Margherita Spiluttini was one of the world’s most renowned photographers of architecture, and she worked for star architects including Herzog & de Meuron, David Chipperfield, Olafur Eliasson, Hermann Czech, and Friedrich Achleitner. But her achievements are not merely in the field of professional architecture photography, as her work has its own artistic qualities that go far beyond the merely documentary and that combine a subjective creativity with great true-to-reality precision. Spiluttini was the daughter of a builder, and as a child she gained intimate insight into the work of architects and constructors. Initially she was able to utilize the precision that is the prerequisite for all technical operations when taking medical photographs within the scope of her work as a medical assistant—where precision is of existential importance. She came to understand the inside of the human body as a spatially networked structure, and she also gained a view of architecture as something neither rigid nor fixed, but rather as a dynamic living organism with social requirements. This shaped her work from the 1980s, with other influences coming through her relationship with Adolf Krischanitz, who she married in 1970 and who at the time was a member of the Missing Link group of utopian architects, and also her connections to the Graz Forum Stadtpark and their innovative work in the field of photography, which was documented in the magazine Camera Austria. Through Dietmar Steiner and Otto Kapfinger, Spiluttini gained the chance to write architecture reviews for Die Presse newspaper, and to provide the accompanying photographs, as well as to photograph all the buildings featured in the first guide to Vienna’s architecture. Steiner thus sees Spiluttini as the founder of Austrian architecture photography.

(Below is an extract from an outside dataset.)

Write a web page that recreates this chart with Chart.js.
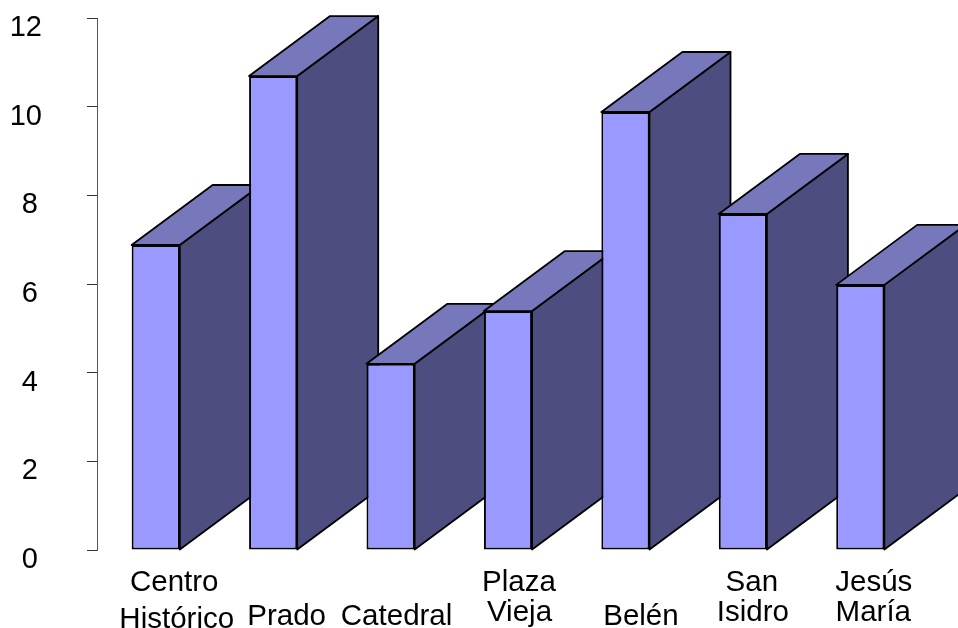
<!DOCTYPE html>
<html>
<head>
<meta charset="utf-8">
<script src="https://cdn.jsdelivr.net/npm/chart.js@4"></script>
<style>
  html, body { margin: 0; padding: 0; background: #fff; overflow: hidden; }
  canvas { display: block; }
</style>
</head>
<body>
<canvas id="one" width="958" height="628"></canvas>
<script>
// barrios and their values
const categories = ['Centro Histórico', 'Prado', 'Catedral', 'Plaza Vieja', 'Belén', 'San Isidro', 'Jesús María'];
const values = [6.88, 10.69, 4.2, 5.39, 9.88, 7.58, 5.98];
const yTicks = [0, 2, 4, 6, 8, 10, 12];

// how each name breaks over lines under the axis
const labelLines = [['Centro', 'Histórico'], ['Prado'], ['Catedral'], ['Plaza', 'Vieja'], ['Belén'], ['San', 'Isidro'], ['Jesús', 'María']];
const labelShift = [[18.5, 21], [13.5], [6], [11, 11.5], [15.5], [9, 10], [13.5, 13]];
const labelBaseline = [[591, 628], [625], [625], [591, 621], [625], [591, 621], [591, 621]];

const FONT = '"Liberation Sans", Arial, sans-serif';
const depthX = 81;
const depthY = 60;

function face(c, pts, fill) {
  c.beginPath();
  c.moveTo(pts[0][0], pts[0][1]);
  for (let i = 1; i < pts.length; i++) c.lineTo(pts[i][0], pts[i][1]);
  c.closePath();
  c.fillStyle = fill;
  c.fill();
  c.stroke();
}

// side and top of every bar, offset from the bar rectangles the chart computed
const depthFaces = {
  id: 'depthFaces',
  beforeDatasetsDraw(chart) {
    const c = chart.ctx;
    c.save();
    c.strokeStyle = '#000';
    c.lineWidth = 1.8;
    c.lineJoin = 'round';
    chart.getDatasetMeta(0).data.forEach(function(bar) {
      const left = bar.x - bar.width / 2;
      const right = bar.x + bar.width / 2;
      face(c, [[right, bar.y], [right + depthX, bar.y - depthY], [right + depthX, bar.base - depthY], [right, bar.base]], '#4d4d80');
      face(c, [[left, bar.y], [left + depthX, bar.y - depthY], [right + depthX, bar.y - depthY], [right, bar.y]], '#7777bb');
    });
    c.restore();
  }
};

// names under the axis, each one sits off centre from its bar
const xLabels = {
  id: 'xLabels',
  afterDraw(chart) {
    const c = chart.ctx;
    const x = chart.scales.x;
    c.save();
    c.font = '29.5px ' + FONT;
    c.fillStyle = '#000';
    c.textAlign = 'center';
    c.textBaseline = 'alphabetic';
    labelLines.forEach(function(lines, i) {
      lines.forEach(function(line, j) {
        c.fillText(line, x.getPixelForTick(i) + labelShift[i][j], labelBaseline[i][j]);
      });
    });
    c.restore();
  }
};

new Chart(document.getElementById('one'), {
  type: 'bar',
  data: {
    labels: categories,
    datasets: [{
      data: values,
      backgroundColor: '#9999ff',
      borderColor: '#000',
      borderWidth: 2,
      borderSkipped: false,
      barPercentage: 0.41,
      categoryPercentage: 1
    }]
  },
  options: {
    responsive: false,
    animation: false,
    layout: { padding: { top: 18, right: 39, left: 0, bottom: 0 } },
    plugins: { legend: { display: false }, tooltip: { enabled: false } },
    scales: {
      x: {
        border: { display: false },
        grid: { display: false },
        ticks: { display: false },
        afterFit(scale) { scale.height = 78; }
      },
      y: {
        min: 0,
        max: 12,
        afterBuildTicks(scale) { scale.ticks = yTicks.map(function(v) { return { value: v }; }); },
        border: { display: true, color: '#555', width: 1 },
        grid: { drawOnChartArea: false, drawTicks: true, tickLength: 10, color: '#333' },
        ticks: {
          color: '#000',
          font: { family: FONT, size: 29 },
          crossAlign: 'center',
          padding: 45,
          labelOffset: 10,
          // single digits sit a little right of the two digit labels
          callback(v) { return String(v).padStart(2, ' '); }
        },
        afterFit(scale) {
          scale.width = 97;
          scale.paddingTop = 0;
          scale.paddingBottom = 0;
        }
      }
    }
  },
  plugins: [depthFaces, xLabels]
});
</script>
</body>
</html>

You do not need to look far to find photography in which Spiluttini’s view of architecture becomes the art of photography. A striking example is a photo series of 1980 which shows her tidying up her own kitchen. This is a conceptual work that not only documents a precise section of a room and a work process with an ordering and cleaning function, but is also a portrait of the act of photography itself. The out-of-focus moving figure of Spiluttini appears in the middle of this otherwise sharply focused room, and this vague figure thus stands for the recording mechanisms of the camera. Looking at these photographs together with Spiluttini’s picture of Margarete Schütte-Lihotzky’s study taken shortly after her death, it is as if we have come full circle—this image can be seen as a portrait of the architect who invented the Frankfurt kitchen with its emancipatory ideal.

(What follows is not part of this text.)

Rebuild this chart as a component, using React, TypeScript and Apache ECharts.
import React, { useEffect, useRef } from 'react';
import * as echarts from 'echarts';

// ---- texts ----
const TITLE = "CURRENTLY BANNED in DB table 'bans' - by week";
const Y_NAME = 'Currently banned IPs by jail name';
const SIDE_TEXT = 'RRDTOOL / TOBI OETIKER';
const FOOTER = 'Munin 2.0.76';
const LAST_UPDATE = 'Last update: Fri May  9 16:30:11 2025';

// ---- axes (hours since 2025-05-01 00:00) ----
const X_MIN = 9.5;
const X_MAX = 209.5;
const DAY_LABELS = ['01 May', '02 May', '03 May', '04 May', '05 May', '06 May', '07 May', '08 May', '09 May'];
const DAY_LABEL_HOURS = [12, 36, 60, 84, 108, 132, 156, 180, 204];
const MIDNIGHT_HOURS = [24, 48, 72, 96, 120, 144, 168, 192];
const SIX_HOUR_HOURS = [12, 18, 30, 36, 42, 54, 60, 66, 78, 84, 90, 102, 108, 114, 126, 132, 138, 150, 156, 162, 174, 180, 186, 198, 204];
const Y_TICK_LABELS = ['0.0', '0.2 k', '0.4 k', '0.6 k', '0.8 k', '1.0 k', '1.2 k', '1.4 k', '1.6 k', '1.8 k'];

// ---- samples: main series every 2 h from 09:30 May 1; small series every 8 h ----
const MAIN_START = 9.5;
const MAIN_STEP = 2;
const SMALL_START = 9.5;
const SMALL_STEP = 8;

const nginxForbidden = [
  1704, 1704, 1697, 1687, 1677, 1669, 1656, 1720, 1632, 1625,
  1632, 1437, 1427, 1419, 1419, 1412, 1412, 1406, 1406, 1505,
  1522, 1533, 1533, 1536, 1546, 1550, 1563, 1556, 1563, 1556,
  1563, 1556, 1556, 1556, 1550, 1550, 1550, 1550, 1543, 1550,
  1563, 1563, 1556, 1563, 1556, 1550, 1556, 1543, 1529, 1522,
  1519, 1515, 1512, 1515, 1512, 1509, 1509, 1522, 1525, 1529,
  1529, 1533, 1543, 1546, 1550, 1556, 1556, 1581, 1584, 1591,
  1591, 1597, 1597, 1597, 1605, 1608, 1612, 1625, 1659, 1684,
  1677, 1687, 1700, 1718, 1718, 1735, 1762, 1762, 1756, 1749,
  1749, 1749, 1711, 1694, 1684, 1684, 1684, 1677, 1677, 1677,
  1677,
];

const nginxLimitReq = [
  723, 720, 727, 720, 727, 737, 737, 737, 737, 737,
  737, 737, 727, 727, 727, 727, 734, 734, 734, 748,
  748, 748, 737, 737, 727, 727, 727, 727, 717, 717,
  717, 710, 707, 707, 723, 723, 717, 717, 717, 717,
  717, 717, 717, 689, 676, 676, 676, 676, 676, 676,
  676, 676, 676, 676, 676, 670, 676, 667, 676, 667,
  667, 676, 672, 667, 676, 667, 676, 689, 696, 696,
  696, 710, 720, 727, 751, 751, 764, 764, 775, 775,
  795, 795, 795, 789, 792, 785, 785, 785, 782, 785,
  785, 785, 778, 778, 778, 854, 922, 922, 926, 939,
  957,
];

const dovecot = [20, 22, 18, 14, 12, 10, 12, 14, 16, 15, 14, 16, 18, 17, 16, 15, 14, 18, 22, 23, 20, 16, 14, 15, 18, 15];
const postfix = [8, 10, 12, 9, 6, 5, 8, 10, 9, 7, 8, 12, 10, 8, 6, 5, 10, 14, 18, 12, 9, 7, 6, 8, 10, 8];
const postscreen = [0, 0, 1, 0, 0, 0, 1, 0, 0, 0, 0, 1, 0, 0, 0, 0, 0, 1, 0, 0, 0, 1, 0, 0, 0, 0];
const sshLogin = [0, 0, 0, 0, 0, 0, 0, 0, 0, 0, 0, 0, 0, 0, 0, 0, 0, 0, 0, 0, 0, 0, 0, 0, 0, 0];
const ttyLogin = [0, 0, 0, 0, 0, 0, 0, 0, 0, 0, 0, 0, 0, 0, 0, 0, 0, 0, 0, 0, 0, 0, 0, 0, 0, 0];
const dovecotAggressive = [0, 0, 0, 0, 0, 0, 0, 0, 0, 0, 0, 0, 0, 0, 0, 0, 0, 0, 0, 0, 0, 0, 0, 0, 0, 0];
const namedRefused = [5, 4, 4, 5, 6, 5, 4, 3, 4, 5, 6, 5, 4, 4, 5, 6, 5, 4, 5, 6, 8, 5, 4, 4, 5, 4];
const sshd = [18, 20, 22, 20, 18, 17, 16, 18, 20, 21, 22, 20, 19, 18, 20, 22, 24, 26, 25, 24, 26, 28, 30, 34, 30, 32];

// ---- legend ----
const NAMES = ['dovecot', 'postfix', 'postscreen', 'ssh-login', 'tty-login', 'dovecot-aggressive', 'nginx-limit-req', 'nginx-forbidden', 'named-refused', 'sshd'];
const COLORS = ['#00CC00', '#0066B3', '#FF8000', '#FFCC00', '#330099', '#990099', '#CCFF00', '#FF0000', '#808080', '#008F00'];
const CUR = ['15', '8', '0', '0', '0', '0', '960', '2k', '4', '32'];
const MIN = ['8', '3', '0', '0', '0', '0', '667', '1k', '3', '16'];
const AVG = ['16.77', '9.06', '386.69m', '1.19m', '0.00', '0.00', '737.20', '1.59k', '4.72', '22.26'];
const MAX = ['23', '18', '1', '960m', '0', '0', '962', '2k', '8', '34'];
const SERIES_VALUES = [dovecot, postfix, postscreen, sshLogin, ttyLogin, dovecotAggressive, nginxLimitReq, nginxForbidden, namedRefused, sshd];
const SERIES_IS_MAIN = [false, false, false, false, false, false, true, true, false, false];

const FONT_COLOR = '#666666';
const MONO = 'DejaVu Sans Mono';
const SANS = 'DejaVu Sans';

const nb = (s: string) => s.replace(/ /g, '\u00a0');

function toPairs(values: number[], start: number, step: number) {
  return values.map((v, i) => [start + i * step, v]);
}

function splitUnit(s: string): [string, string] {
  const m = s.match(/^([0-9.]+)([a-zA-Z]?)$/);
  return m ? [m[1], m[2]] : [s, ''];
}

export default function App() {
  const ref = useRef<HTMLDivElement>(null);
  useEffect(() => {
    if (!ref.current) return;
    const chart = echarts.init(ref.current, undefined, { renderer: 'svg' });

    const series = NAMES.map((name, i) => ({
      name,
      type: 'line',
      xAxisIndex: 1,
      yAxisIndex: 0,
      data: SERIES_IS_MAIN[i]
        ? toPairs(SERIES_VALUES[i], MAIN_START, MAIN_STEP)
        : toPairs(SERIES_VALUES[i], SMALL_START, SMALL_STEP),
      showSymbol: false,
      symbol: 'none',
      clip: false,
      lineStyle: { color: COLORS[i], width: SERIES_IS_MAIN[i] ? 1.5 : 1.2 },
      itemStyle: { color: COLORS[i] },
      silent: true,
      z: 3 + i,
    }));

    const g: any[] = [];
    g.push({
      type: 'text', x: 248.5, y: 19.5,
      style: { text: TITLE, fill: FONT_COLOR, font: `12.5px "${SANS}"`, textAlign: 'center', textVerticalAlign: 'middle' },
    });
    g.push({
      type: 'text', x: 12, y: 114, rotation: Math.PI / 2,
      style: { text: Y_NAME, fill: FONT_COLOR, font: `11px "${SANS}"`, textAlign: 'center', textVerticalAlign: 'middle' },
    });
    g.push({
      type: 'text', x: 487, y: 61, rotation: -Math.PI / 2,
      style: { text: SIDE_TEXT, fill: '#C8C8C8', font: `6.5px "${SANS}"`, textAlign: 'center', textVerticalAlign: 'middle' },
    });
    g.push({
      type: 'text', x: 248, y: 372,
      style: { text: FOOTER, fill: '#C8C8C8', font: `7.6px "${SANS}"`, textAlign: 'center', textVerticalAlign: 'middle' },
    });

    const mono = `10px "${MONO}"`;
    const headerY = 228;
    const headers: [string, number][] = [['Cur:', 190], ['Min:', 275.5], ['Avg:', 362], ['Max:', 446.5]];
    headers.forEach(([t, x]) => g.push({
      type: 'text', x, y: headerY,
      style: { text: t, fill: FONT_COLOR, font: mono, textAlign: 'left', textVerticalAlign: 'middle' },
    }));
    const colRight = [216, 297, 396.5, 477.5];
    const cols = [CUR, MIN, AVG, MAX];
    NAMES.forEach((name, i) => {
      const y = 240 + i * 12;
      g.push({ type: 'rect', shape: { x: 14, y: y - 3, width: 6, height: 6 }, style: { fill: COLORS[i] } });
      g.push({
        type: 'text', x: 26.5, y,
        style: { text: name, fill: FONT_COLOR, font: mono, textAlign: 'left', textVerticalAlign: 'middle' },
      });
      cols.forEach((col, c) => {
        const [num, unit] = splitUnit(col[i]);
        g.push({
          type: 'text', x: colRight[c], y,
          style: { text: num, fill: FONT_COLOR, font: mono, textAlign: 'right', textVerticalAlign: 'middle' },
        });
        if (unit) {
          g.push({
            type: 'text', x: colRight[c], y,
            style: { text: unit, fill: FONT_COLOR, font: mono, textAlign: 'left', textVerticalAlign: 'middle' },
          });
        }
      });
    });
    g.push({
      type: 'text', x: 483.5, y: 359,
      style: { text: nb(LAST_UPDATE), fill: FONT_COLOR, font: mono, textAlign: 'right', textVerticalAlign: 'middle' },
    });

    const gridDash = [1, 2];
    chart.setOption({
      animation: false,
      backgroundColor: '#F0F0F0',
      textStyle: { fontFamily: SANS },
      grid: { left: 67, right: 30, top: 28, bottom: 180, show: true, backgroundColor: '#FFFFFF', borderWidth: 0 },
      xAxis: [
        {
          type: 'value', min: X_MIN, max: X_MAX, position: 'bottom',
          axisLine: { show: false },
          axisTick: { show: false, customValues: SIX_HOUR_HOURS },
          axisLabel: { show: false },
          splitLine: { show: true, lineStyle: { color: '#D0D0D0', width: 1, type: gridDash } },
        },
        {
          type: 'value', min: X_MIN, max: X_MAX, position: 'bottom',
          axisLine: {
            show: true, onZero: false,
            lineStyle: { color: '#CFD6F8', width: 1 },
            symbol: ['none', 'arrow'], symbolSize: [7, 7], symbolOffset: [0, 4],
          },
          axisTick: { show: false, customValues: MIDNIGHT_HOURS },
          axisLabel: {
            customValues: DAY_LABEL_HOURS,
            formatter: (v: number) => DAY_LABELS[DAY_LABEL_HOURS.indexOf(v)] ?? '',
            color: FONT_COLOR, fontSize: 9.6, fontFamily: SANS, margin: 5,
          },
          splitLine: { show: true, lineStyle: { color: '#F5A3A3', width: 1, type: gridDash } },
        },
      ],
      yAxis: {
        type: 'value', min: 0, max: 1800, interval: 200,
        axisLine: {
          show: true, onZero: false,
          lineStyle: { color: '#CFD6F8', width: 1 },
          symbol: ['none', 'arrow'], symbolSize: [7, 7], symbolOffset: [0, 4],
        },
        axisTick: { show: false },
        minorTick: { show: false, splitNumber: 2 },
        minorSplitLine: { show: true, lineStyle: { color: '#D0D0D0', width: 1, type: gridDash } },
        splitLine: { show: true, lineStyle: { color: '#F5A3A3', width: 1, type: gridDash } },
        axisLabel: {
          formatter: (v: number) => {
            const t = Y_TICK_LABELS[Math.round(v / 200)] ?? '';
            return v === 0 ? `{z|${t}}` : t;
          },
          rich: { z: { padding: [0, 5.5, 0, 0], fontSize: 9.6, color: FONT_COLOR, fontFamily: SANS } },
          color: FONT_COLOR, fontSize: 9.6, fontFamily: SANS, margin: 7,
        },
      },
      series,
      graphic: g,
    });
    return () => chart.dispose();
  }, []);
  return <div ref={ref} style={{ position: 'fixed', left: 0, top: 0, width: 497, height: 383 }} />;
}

Spiluttini was also a highly accomplished landscape photographer, on the basis of her expanded understanding of architecture that saw buildings as part of their urban or other surroundings. Thus her interest in landscapes that are painted into buildings is also no surprise, such as the exotic fantastic landscapes of the Baroque painter Johann Wenzel Berglin in the state rooms at Schönbrunn Palace or at Melk Abbey. The mumok collection has one of Spiluttini’s artistic photo series on the architectural art of Baroque painting, and it is a popular work that is often shown. Her own artistic power shines out especially forcefully in this use of an existing artistic motif for her photography. Spiluttini did not permit her health problems to restrict her in her work, and now her death leaves a painful gap in art and photography.